Provide nothing beyond the count of lines that include the string "this".

### Data extract
>>>>
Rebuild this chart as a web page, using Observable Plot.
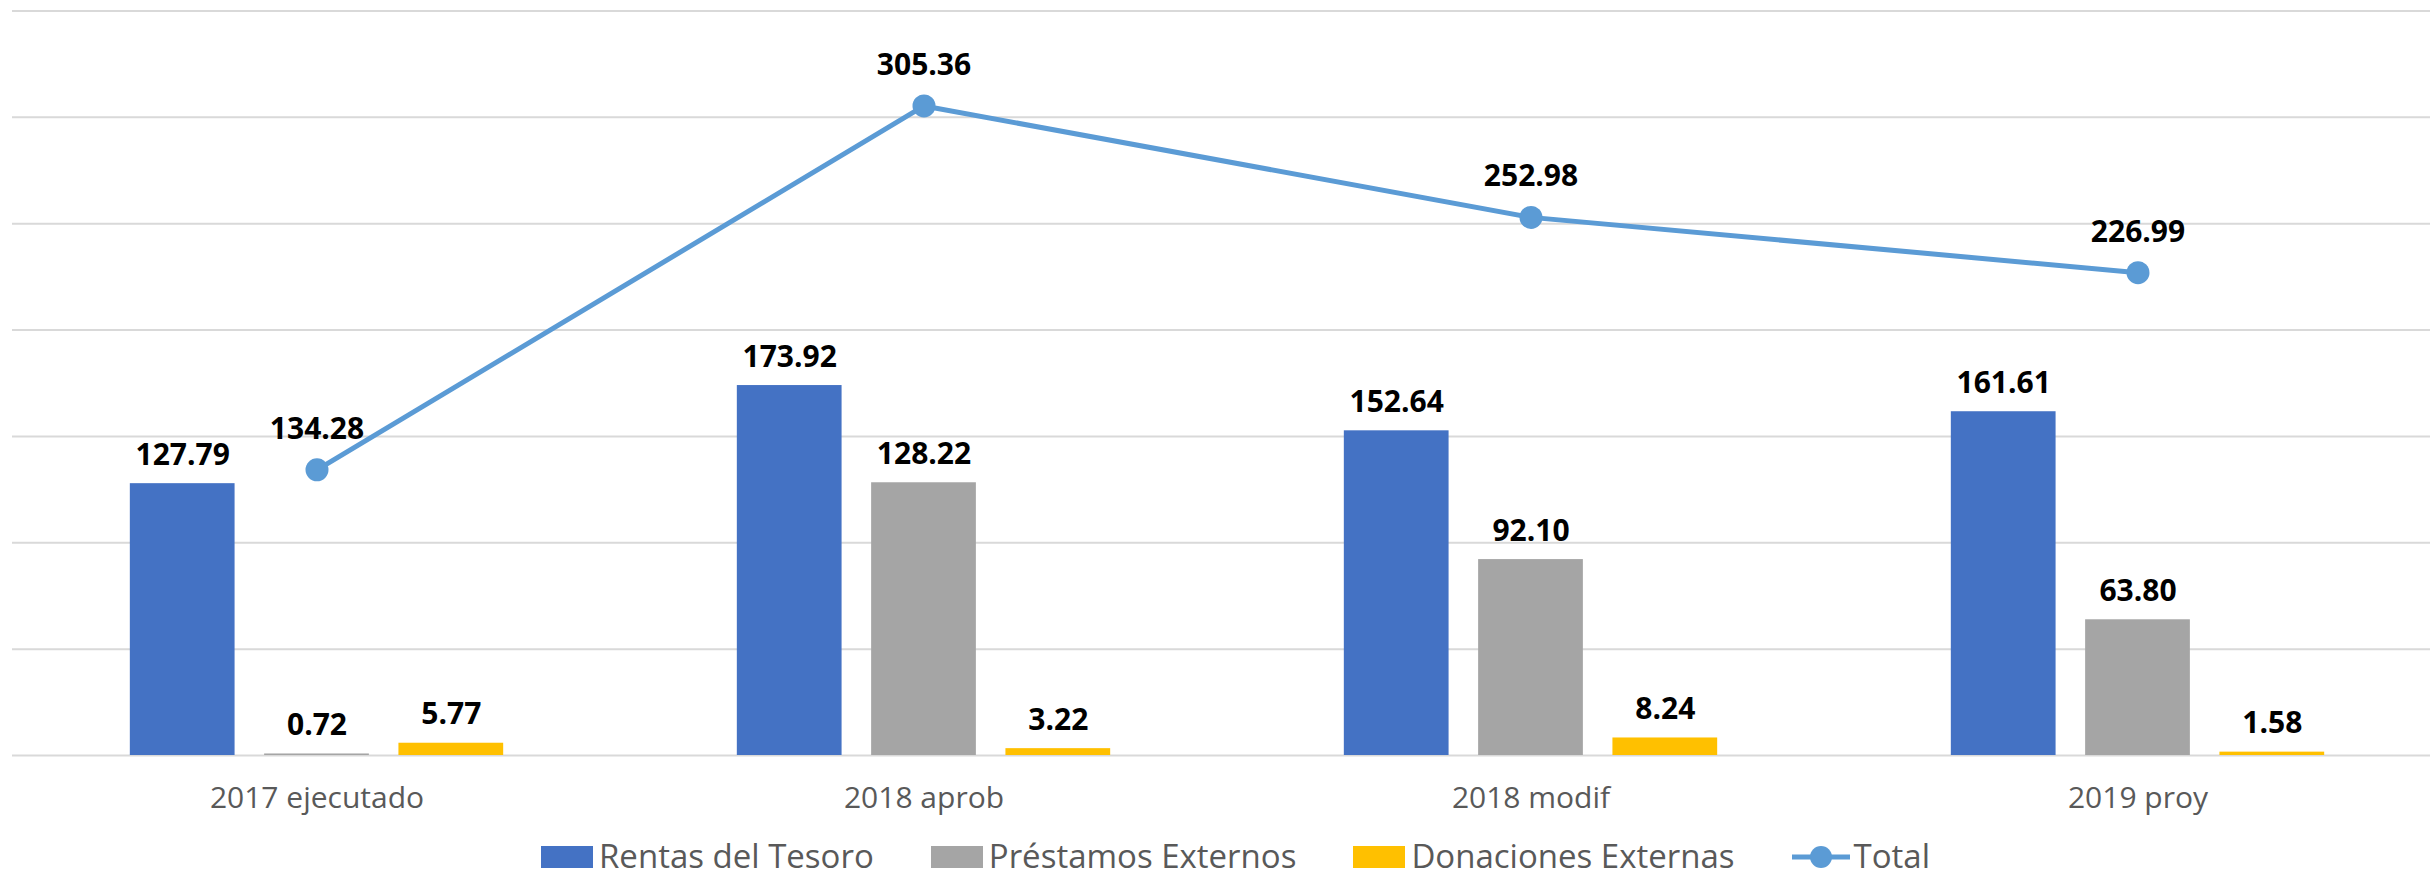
<<<<
>>>>
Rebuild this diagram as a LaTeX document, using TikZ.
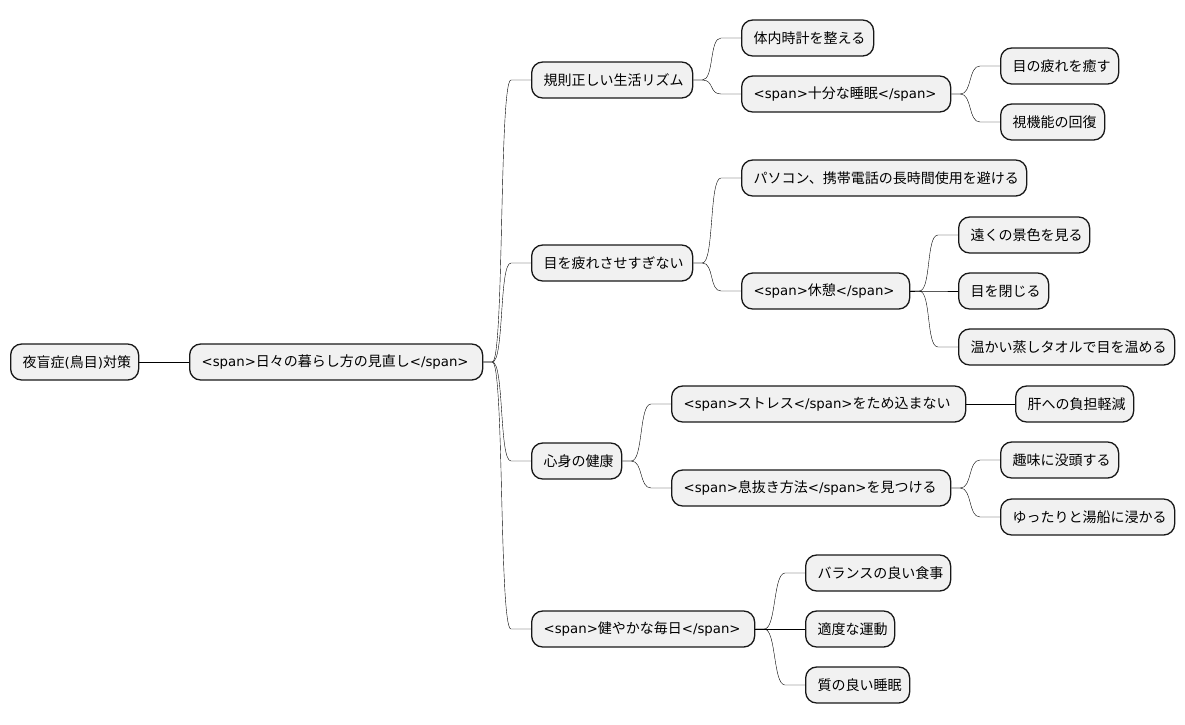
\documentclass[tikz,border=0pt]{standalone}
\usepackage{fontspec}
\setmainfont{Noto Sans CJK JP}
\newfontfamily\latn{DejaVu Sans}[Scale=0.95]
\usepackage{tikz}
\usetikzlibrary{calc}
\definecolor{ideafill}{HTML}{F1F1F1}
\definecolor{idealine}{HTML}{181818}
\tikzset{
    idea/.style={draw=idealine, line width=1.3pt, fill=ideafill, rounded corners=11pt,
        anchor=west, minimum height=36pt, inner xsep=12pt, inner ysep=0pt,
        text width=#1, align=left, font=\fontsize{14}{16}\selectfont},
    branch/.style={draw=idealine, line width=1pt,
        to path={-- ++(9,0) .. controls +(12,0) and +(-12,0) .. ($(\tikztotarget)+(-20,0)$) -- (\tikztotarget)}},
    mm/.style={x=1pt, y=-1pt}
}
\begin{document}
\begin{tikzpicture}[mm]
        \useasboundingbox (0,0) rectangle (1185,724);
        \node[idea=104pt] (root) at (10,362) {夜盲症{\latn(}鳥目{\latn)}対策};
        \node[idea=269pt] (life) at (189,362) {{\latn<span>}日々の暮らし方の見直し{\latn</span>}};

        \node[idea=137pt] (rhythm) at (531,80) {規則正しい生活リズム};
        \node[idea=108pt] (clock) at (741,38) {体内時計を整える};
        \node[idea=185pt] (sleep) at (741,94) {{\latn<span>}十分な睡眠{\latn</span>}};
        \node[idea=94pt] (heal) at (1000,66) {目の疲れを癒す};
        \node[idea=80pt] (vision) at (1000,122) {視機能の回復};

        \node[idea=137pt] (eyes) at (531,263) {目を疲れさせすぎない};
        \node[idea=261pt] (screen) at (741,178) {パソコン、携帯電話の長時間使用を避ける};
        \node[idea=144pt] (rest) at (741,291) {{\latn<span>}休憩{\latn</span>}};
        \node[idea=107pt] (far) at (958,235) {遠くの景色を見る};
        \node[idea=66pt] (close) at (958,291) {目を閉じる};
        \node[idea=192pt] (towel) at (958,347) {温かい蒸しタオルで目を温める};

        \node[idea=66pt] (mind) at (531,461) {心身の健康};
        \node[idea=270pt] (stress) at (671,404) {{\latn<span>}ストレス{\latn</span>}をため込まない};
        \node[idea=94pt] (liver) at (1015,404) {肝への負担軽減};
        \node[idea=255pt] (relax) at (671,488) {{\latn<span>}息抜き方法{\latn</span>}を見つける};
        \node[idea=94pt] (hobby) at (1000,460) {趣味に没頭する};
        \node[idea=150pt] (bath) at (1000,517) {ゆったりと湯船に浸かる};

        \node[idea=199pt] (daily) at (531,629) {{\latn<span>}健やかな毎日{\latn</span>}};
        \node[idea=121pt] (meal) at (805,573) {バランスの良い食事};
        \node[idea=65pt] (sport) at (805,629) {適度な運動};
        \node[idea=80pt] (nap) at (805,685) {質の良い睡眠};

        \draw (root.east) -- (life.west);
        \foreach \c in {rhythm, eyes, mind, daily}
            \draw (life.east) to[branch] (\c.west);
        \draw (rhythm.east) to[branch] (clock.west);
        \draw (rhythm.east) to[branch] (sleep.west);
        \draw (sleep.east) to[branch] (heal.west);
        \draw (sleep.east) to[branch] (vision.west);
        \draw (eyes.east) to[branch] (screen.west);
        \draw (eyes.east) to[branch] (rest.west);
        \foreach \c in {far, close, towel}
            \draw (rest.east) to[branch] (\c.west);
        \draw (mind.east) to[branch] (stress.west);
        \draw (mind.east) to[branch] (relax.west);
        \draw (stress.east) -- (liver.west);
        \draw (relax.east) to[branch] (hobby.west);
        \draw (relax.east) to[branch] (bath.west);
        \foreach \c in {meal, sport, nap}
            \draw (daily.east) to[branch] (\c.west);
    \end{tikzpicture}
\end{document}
<<<<
### Response
2